From that date onwards and due to the family’s insistence on an autopsy and their protests for the murder of Dambar, the Moroccan occupation police began to constantly harass the family and encircle their home, sometimes with incursions into the home resulting in injuries among family members. Several of the walls of the house have marks of shots and the family showed in 2014 to the international observer, Isabel Lourenço, how they had to close the door of the house and then put a tree trunk to reinforce the door to give the family time to dress, in particular children and women, before the various nocturnal incursions of the occupying forces that acted with extreme violence.

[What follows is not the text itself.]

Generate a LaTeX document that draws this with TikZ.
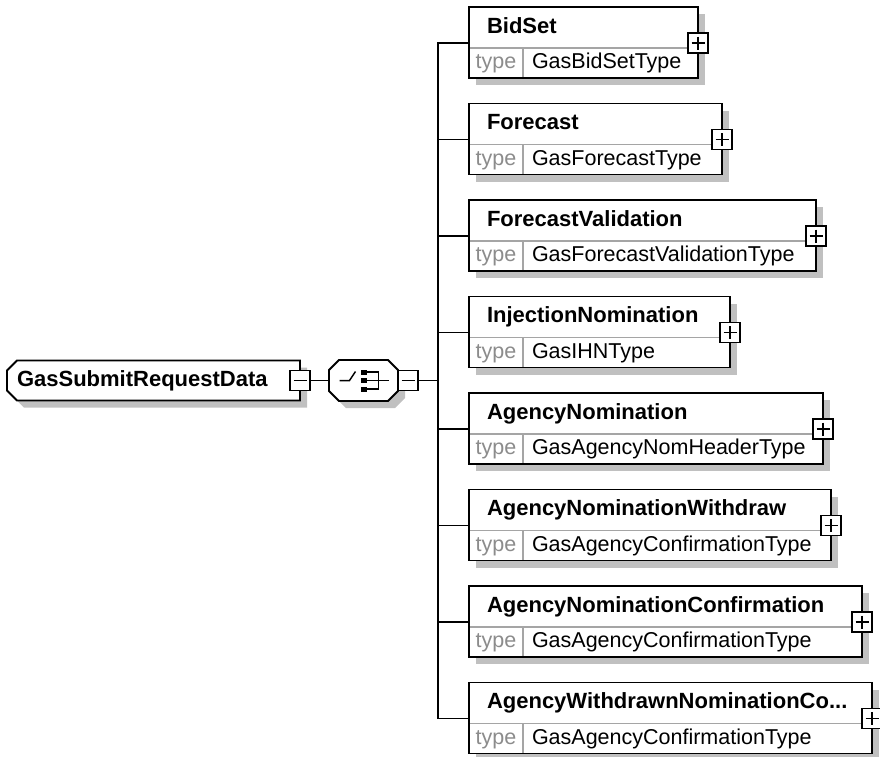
\documentclass[tikz,border=0pt]{standalone}
\usepackage{fontspec}
\setsansfont{Liberation Sans}
\usepackage{tikz}
\usetikzlibrary{positioning}
\usetikzlibrary{shadows}
\definecolor{shadowgray}{RGB}{192,192,192}
\definecolor{divgray}{RGB}{165,165,165}
\definecolor{labelgray}{RGB}{140,140,140}
\tikzset{
  every picture/.style={font={\sffamily}, line width=1.8pt},
  boxshadow/.style={general shadow={fill=shadowgray, shadow xshift=7pt, shadow yshift=-7pt}}}

\begin{document}
\begin{tikzpicture}[x=1pt, y=-1pt,
    root/.style={minimum width=293pt, minimum height=40pt, inner sep=0pt, outer sep=0pt,
      text width=273pt, align=left, text height=16pt, text depth=5pt,
      font={\sffamily\bfseries\fontsize{22pt}{24pt}\selectfont}},
    compositor/.style={minimum width=69pt, minimum height=41pt, inner sep=0pt, outer sep=0pt},
    outline/.style={draw, fill=white, boxshadow},
    elem/.style={draw, fill=white, boxshadow, anchor=north west, minimum height=41pt,
      inner xsep=18pt, inner ysep=0pt, outer sep=0pt, text width=#1, align=left,
      text height=16pt, text depth=5pt,
      font={\sffamily\bfseries\fontsize{22pt}{24pt}\selectfont}},
    typelbl/.style={draw=divgray, line width=1.5pt, fill=white, boxshadow, anchor=north west,
      minimum width=54pt, minimum height=30pt, inner sep=0pt, outer sep=0pt, text=labelgray,
      text height=15.5pt, text depth=4.5pt,
      font={\sffamily\fontsize{21.5pt}{24pt}\selectfont}},
    typeval/.style={draw=divgray, line width=1.5pt, fill=white, boxshadow, anchor=west,
      minimum height=30pt, inner xsep=9pt, inner ysep=0pt, outer sep=0pt, text width=#1,
      align=left, text height=15.5pt, text depth=4.5pt,
      font={\sffamily\fontsize{21.5pt}{24pt}\selectfont}},
    frame/.style={draw},
    expand/.style={draw, fill=white, minimum size=20pt, inner sep=0pt, outer sep=0pt, line width=1.5pt,
      path picture={\draw[line width=1.6pt]
        ([xshift=3.5pt]path picture bounding box.west) -- ([xshift=-3.5pt]path picture bounding box.east)
        ([yshift=-3.5pt]path picture bounding box.north) -- ([yshift=3.5pt]path picture bounding box.south);}},
    collapse/.style={draw, fill=white, minimum size=20pt, inner sep=0pt, outer sep=0pt, line width=1.5pt,
      path picture={\draw[line width=1.6pt]
        ([xshift=3.5pt]path picture bounding box.west) -- ([xshift=-3.5pt]path picture bounding box.east);}}]

    \useasboundingbox (0,0) rectangle (880,756);

    \node[root] (Root) at (7,380.5) [anchor=west] {};
    \path[outline] ([xshift=10pt]Root.north west) -- (Root.north east) -- (Root.south east)
      -- ([xshift=10pt]Root.south west) -- ([yshift=10pt]Root.south west)
      -- ([yshift=-10pt]Root.north west) -- cycle;
    \node[root] (RootT) at (Root.center) {GasSubmitRequestData};
    \node[collapse] (RootM) at (Root.east) {};

    \node[compositor] (Seq) [right=19pt of RootM] {};
    \path[outline] ([xshift=10pt]Seq.north west) -- ([xshift=-10pt]Seq.north east)
      -- ([yshift=-10pt]Seq.north east) -- ([yshift=10pt]Seq.south east)
      -- ([xshift=-10pt]Seq.south east) -- ([xshift=10pt]Seq.south west)
      -- ([yshift=10pt]Seq.south west) -- ([yshift=-10pt]Seq.north west) -- cycle;
    \node[collapse] (SeqM) [right=0pt of Seq] {};
    \coordinate (Bus) at ([xshift=20pt]SeqM.east);

    \draw[line width=1.5pt] ([shift={(-24,0)}]Seq.center) -- ([shift={(-14,0)}]Seq.center)
      -- ([shift={(-8,-9)}]Seq.center);
    \fill ([shift={(-3,-11)}]Seq.center) rectangle ([shift={(3,-6)}]Seq.center);
    \fill ([shift={(-3,-2.5)}]Seq.center) rectangle ([shift={(3,2.5)}]Seq.center);
    \fill ([shift={(-3,6)}]Seq.center) rectangle ([shift={(3,11)}]Seq.center);
    \draw[line width=1.5pt] ([shift={(3,-8.5)}]Seq.center) -| ([shift={(15,8.5)}]Seq.center)
      -- ([shift={(3,8.5)}]Seq.center);
    \draw[line width=1.5pt] ([shift={(3,0)}]Seq.center) -- ([shift={(25,0)}]Seq.center);

    \node[elem=193pt] (BidSet) at (469,7) {BidSet};
    \node[typelbl] (BidSetL) at (BidSet.south west) {type};
    \node[typeval=157pt] (BidSetV) [right=0pt of BidSetL] {GasBidSetType};

    \node[elem=217pt] (Forecast) [below=25.5pt of BidSetL.south west, anchor=north west] {Forecast};
    \node[typelbl] (ForecastL) at (Forecast.south west) {type};
    \node[typeval=181pt] (ForecastV) [right=0pt of ForecastL] {GasForecastType};

    \node[elem=311pt] (FcValid) [below=25.5pt of ForecastL.south west, anchor=north west] {ForecastValidation};
    \node[typelbl] (FcValidL) at (FcValid.south west) {type};
    \node[typeval=275pt] (FcValidV) [right=0pt of FcValidL] {GasForecastValidationType};

    \node[elem=225pt] (InjNom) [below=25.5pt of FcValidL.south west, anchor=north west] {InjectionNomination};
    \node[typelbl] (InjNomL) at (InjNom.south west) {type};
    \node[typeval=189pt] (InjNomV) [right=0pt of InjNomL] {GasIHNType};

    \node[elem=318pt] (AgNom) [below=25.5pt of InjNomL.south west, anchor=north west] {AgencyNomination};
    \node[typelbl] (AgNomL) at (AgNom.south west) {type};
    \node[typeval=282pt] (AgNomV) [right=0pt of AgNomL] {GasAgencyNomHeaderType};

    \node[elem=326pt] (AgNomW) [below=25.5pt of AgNomL.south west, anchor=north west] {AgencyNominationWithdraw};
    \node[typelbl] (AgNomWL) at (AgNomW.south west) {type};
    \node[typeval=290pt] (AgNomWV) [right=0pt of AgNomWL] {GasAgencyConfirmationType};

    \node[elem=357pt] (AgNomC) [below=25.5pt of AgNomWL.south west, anchor=north west] {AgencyNominationConfirmation};
    \node[typelbl] (AgNomCL) at (AgNomC.south west) {type};
    \node[typeval=321pt] (AgNomCV) [right=0pt of AgNomCL] {GasAgencyConfirmationType};

    \node[elem=367pt] (AgWNomC) [below=25.5pt of AgNomCL.south west, anchor=north west] {AgencyWithdrawnNominationCo...};
    \node[typelbl] (AgWNomCL) at (AgWNomC.south west) {type};
    \node[typeval=331pt] (AgWNomCV) [right=0pt of AgWNomCL] {GasAgencyConfirmationType};

    \path[frame] (BidSet.north west) rectangle (BidSetV.south east);
    \path[frame] (Forecast.north west) rectangle (ForecastV.south east);
    \path[frame] (FcValid.north west) rectangle (FcValidV.south east);
    \path[frame] (InjNom.north west) rectangle (InjNomV.south east);
    \path[frame] (AgNom.north west) rectangle (AgNomV.south east);
    \path[frame] (AgNomW.north west) rectangle (AgNomWV.south east);
    \path[frame] (AgNomC.north west) rectangle (AgNomCV.south east);
    \path[frame] (AgWNomC.north west) rectangle (AgWNomCV.south east);

    \node[expand] (BidSetP) at ([yshift=-36pt]BidSet.north east) {};
    \node[expand] (ForecastP) at ([yshift=-36pt]Forecast.north east) {};
    \node[expand] (FcValidP) at ([yshift=-36pt]FcValid.north east) {};
    \node[expand] (InjNomP) at ([yshift=-36pt]InjNom.north east) {};
    \node[expand] (AgNomP) at ([yshift=-36pt]AgNom.north east) {};
    \node[expand] (AgNomWP) at ([yshift=-36pt]AgNomW.north east) {};
    \node[expand] (AgNomCP) at ([yshift=-36pt]AgNomC.north east) {};
    \node[expand] (AgWNomCP) at ([yshift=-36pt]AgWNomC.north east) {};

    \draw (RootM) -- (Seq);
    \draw (SeqM) -- (Bus);
    \draw (Bus) |- (BidSetP -| BidSet.west);
    \draw (Bus) |- (ForecastP -| Forecast.west);
    \draw (Bus) |- (FcValidP -| FcValid.west);
    \draw (Bus) |- (InjNomP -| InjNom.west);
    \draw (Bus) |- (AgNomP -| AgNom.west);
    \draw (Bus) |- (AgNomWP -| AgNomW.west);
    \draw (Bus) |- (AgNomCP -| AgNomC.west);
    \draw (Bus) |- (AgWNomCP -| AgWNomC.west);
  \end{tikzpicture}
\end{document}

The police officer suspected of having committed the murder was sentenced to 15 years in prison on 12-10-2011. The family was not allowed to attend the trial. The judge denied that an autopsy was carried out and only policemanJamal Takermcht was charged. The judges final sentencing denied any responsibility or involvement on the part of the Moroccan state.
The family has suffered daily reprisals since the death of Said Dambar due to the denunciations they have made at all international levels. This is yet another example of the Moroccan terror regime. Dambar was assassinated just over a month after the dismantling of the protest camp of Gdeim Izik, when the Moroccan authorities exercised particular repression on the Saharawi population in the face of the silence of the international community and especially MINURSO – the “peace” mission of the Nations United on the ground.